Noley Smart y Emmanuel Tokpa, logistas liberianos, se ajustan unos finos guantes blancos en la oscuridad: tan solo les alumbra una lámpara en la parte trasera del vehículo. Se disponen a entregar mil kits de protección contra el Ébola en el barrio costero de West Point, atestado de mercados y callejuelas.
“Lo hacemos a esta hora para que no haya grandes aglomeraciones y para que la gente no sude y evitar que haya contactos -explica Smart-. Salimos cada mañana, nos lavamos manos y botas antes de empezar e intentamos que nadie se toque”. Las dos furgonetas aparcan en medio de una barriada, frente a un almacén en penumbras. El equipo salta del vehículo y abre una verja. Dentro del almacén está el millar de lotes de protección que deberán repartir entre decenas de liberianos. Desde septiembre se han distribuido más de 50.000 y la idea es llegar hasta 70.000 y cubrir así a 245.000 personas. Cada juego, repartido en dos cubos, consta de cloro, jabón, guantes, buzos, bolsas de basura, bote de spray, gafas y mascarillas.
Los cubos se disponen sobre una mesa a la que van acudiendo grupos de diez personas. Noley, Emmanuel y los demás han montado un circuito para que la gente entre desde un campo de fútbol, donde ya hay una cola cuyo fin no se observa, y salga atravesando el edificio hasta llegar a la calle. Así no se crean embudos. “Coged uno y seguid adelante”, pide Emmanuel a la multitud mientras el día clarea. “Es un trabajo muy físico. Hay que hacerlo todo a la vez: dar los kits, comunicarse con ellos y advertirles de que vayan rápido”, explica después.

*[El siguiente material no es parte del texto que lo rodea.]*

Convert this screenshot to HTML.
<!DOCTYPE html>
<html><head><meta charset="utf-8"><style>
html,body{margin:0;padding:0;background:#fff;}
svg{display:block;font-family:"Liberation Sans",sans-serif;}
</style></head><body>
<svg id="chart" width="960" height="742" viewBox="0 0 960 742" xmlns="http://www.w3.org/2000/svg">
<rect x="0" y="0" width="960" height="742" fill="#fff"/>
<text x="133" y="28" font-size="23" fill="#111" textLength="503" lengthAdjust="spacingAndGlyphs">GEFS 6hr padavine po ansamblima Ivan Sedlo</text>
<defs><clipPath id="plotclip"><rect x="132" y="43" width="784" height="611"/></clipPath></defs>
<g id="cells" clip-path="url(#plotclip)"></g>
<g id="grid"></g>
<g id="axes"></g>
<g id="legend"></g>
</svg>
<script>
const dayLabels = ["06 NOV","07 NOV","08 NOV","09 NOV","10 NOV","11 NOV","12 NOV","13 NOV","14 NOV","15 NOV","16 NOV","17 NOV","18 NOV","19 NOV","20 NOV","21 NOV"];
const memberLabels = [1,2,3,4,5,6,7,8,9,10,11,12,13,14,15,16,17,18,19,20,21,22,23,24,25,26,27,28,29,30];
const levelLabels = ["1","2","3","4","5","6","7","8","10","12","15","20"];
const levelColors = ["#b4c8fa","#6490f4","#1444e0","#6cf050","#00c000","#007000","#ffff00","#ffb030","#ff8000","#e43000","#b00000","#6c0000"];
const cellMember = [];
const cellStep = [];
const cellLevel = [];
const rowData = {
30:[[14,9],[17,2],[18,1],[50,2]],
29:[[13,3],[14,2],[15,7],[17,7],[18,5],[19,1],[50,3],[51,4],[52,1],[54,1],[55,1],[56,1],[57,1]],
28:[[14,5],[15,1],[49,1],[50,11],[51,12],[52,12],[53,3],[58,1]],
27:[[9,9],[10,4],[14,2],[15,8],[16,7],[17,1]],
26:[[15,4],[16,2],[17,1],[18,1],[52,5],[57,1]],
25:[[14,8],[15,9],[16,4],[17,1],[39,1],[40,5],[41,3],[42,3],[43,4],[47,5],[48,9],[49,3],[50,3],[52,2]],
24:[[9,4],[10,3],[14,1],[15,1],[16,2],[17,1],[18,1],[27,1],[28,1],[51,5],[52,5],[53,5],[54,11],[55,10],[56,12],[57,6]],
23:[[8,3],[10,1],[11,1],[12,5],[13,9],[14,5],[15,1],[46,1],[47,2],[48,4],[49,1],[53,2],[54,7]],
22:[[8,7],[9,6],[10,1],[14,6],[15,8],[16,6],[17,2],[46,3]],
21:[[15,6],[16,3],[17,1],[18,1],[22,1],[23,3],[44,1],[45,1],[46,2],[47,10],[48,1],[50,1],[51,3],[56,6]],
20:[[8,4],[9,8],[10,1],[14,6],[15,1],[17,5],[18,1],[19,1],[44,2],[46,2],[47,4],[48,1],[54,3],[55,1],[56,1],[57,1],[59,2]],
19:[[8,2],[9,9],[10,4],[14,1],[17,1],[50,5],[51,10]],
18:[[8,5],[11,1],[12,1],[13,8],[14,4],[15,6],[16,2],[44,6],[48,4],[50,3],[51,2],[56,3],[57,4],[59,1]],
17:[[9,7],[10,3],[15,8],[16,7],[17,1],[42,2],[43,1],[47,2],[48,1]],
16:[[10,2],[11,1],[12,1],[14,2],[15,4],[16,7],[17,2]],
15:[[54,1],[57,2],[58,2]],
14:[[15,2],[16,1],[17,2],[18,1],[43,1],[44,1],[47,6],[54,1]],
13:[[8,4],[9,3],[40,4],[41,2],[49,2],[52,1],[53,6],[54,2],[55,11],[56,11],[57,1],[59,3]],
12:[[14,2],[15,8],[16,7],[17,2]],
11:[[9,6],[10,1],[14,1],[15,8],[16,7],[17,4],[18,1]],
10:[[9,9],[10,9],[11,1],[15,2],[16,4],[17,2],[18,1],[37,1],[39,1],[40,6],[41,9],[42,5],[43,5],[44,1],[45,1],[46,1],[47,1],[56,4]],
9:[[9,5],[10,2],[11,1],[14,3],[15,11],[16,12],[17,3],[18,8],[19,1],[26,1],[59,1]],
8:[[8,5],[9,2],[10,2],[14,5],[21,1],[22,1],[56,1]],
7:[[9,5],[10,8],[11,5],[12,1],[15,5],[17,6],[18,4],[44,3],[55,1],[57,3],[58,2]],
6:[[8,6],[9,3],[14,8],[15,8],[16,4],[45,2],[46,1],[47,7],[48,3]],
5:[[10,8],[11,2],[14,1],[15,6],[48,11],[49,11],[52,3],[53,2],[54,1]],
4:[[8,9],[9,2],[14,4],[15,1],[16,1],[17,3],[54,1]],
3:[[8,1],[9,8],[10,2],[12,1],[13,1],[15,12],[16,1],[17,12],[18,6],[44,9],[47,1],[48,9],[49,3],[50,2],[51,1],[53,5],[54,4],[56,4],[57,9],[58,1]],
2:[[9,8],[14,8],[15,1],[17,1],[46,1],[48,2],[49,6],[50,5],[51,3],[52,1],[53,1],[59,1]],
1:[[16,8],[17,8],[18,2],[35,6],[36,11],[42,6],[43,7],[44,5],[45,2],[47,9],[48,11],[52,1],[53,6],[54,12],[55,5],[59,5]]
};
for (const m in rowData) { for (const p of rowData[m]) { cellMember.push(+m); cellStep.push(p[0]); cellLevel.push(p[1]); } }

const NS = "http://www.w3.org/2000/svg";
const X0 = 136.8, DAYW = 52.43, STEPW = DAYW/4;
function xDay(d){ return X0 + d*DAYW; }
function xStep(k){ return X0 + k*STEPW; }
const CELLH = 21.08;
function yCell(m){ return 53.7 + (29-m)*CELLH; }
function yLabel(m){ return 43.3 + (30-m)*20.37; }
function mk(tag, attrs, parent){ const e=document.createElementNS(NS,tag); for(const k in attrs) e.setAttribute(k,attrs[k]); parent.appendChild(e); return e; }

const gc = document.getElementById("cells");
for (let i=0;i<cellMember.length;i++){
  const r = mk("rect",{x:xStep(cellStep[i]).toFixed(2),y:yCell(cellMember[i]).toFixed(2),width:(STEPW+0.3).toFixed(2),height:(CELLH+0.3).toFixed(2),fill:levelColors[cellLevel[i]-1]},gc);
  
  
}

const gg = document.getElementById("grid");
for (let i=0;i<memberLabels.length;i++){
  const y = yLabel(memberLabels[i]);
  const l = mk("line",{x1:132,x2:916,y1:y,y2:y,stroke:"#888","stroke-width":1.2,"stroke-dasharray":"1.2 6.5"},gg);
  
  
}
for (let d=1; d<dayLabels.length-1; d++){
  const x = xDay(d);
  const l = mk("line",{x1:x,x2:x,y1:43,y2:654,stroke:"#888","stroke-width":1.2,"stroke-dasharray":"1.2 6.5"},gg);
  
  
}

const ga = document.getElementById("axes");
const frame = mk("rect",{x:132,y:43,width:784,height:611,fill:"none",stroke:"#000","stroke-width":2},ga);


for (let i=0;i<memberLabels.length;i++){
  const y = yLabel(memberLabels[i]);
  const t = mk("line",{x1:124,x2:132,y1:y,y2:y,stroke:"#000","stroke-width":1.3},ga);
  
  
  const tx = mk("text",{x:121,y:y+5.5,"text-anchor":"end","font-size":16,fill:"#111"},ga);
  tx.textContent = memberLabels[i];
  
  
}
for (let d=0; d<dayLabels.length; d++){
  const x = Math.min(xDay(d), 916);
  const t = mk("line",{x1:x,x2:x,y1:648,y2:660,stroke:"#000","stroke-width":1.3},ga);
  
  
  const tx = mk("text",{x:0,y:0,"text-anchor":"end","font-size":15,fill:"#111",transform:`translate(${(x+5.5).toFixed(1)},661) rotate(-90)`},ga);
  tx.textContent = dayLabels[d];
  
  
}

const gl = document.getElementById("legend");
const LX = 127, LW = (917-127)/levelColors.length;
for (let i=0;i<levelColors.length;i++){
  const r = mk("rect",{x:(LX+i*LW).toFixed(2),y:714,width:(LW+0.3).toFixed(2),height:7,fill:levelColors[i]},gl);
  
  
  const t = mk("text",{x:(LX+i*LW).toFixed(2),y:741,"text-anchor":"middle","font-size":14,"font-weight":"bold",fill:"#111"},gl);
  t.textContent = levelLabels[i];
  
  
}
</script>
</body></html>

En realidad, el contacto con las comunidades tiene lugar mucho antes. Los equipos visitan las zonas donde harán distribuciones dos días antes y proyectan un vídeo para explicar su objetivo y cómo se hará. Pero, sobre todo, alertan a la gente de que el kit de protección no sirve para brindar atención médica: es una solución de emergencia para las familias que tienen a alguien en casa con síntomas y para los que deben desinfectar su casa tras la muerte de alguien. “Las ambulancias deberían recoger a todo el mundo que lo pida. Nadie debería desinfectar su casa sin ayuda. Pero vivimos en una realidad imperfecta, así que esta es una solución imperfecta para estos casos”, explica la coordinadora de la distribución, Anna Halford.

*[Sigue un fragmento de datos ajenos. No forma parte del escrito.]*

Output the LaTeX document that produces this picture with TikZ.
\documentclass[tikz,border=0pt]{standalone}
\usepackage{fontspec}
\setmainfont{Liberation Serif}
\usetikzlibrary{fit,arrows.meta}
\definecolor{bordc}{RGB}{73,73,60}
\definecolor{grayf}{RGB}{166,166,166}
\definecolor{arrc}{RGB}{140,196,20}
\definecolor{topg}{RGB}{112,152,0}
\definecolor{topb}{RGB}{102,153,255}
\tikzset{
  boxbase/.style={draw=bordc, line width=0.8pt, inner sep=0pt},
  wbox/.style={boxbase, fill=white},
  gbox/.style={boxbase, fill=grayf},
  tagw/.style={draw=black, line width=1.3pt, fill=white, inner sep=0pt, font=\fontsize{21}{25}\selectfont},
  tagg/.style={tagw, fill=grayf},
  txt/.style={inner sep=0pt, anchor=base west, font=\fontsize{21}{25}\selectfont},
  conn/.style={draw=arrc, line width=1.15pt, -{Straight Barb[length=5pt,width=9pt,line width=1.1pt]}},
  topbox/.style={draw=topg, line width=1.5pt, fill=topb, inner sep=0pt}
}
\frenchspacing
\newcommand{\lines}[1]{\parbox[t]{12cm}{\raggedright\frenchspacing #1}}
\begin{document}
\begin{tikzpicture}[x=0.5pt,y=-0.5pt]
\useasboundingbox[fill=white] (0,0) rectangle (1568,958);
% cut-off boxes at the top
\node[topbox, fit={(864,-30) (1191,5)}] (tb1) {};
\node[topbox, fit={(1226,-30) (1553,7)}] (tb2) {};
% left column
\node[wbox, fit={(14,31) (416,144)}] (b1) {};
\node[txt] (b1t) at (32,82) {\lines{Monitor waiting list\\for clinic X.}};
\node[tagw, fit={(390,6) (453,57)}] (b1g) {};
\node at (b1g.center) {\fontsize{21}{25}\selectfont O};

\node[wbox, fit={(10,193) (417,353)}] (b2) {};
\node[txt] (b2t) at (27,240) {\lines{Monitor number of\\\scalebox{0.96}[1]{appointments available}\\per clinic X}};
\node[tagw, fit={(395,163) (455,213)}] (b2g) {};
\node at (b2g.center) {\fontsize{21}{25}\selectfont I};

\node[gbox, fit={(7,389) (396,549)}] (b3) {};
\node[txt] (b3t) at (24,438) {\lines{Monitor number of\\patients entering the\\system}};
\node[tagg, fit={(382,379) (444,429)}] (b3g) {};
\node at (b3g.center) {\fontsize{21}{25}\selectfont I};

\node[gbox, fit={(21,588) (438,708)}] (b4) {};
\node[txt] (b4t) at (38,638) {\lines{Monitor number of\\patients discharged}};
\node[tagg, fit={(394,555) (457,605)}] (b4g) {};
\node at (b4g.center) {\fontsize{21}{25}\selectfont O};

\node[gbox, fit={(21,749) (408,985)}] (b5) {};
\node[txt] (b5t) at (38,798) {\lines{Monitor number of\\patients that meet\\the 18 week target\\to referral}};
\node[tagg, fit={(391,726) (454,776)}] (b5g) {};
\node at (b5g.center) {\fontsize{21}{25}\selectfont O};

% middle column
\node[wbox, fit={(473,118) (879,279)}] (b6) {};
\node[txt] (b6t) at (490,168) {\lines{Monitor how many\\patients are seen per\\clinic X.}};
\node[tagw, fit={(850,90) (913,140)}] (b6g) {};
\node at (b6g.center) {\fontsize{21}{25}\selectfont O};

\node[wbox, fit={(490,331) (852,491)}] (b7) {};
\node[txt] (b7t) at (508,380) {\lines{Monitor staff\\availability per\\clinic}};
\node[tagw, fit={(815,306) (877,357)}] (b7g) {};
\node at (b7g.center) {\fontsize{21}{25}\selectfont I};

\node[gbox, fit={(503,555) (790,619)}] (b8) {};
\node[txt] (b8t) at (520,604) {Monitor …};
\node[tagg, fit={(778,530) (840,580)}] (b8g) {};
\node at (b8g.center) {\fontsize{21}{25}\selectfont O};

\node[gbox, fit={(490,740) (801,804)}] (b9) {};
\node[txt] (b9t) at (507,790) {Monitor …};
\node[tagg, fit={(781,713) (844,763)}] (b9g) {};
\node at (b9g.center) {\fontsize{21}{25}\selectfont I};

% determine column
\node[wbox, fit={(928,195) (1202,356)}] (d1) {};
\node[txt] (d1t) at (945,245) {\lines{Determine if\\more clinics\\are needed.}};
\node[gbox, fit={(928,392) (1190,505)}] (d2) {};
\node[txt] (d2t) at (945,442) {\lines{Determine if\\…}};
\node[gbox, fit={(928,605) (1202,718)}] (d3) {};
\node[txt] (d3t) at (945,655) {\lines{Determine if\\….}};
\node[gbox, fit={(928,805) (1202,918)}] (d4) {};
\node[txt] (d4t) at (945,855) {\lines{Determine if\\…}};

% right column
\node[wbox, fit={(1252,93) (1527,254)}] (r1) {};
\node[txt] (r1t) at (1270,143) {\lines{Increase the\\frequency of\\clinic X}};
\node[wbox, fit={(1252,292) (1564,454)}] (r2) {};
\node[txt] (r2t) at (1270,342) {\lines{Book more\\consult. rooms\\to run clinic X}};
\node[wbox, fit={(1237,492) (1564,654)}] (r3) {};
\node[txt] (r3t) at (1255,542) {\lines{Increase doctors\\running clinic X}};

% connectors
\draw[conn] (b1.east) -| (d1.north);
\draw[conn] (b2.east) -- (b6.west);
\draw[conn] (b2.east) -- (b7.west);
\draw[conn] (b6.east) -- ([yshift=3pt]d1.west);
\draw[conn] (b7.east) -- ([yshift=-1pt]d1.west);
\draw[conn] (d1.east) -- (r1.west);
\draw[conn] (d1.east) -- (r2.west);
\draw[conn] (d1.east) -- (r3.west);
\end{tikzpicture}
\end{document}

La frágil respuesta internacional a la epidemia de Ébola en Liberia, Sierra Leona y Guinea está dejando necesidades sin cubrir en aspectos vitales de esta compleja emergencia. Los centros de tratamiento no son lo único importante. En Monrovia, las ambulancias no dan abasto, los taxistas rehúsan cada vez más llevar a pasajeros con síntomas, se necesita una intensa labor de seguimiento de los contactos y sigue siendo un problema qué hacer con los cadáveres.
Los principales focos de transmisión son los centros sanitarios insuficientemente equipados, los domicilios de enfermos de Ébola y los funerales. El virus derriba familias enteras: la distribución es un intento desesperado de frenar los contagios en casa. “Tenía una vecina con la que me llevaba muy bien -cuenta el logista Emmanuel al acabar la distribución-. Contagió a su novio, a su padre y a su madre. Cuando me dijeron que murió, no me lo podía creer. Solo ha sobrevivido el padre. Este fue uno de los motivos por los que estoy trabajando aquí”. El sol ya quema en Monrovia, atrás queda la noche y el millar de kits en manos de los lugareños. Un grupo de liberianos abre paso a las furgonetas en el mercado. “Hay gente que, por trabajar en MSF, te señala por la calle como si tuvieras Ébola”, dice Emmanuel mientras mira por la ventanilla. “Tienen miedo. Te estigmatizan. Pero para mí esto no es un estigma, sino un orgullo. Estoy orgulloso de luchar contra el Ébola”.
Agus Morales es periodista y trabaja en el departamento de Comunicación de Médicos Sin Fronteras. Actualmente se encuentra en el Elwa 3, el centro para pacientes de Ébola de MSF en Monrovia, Liberia.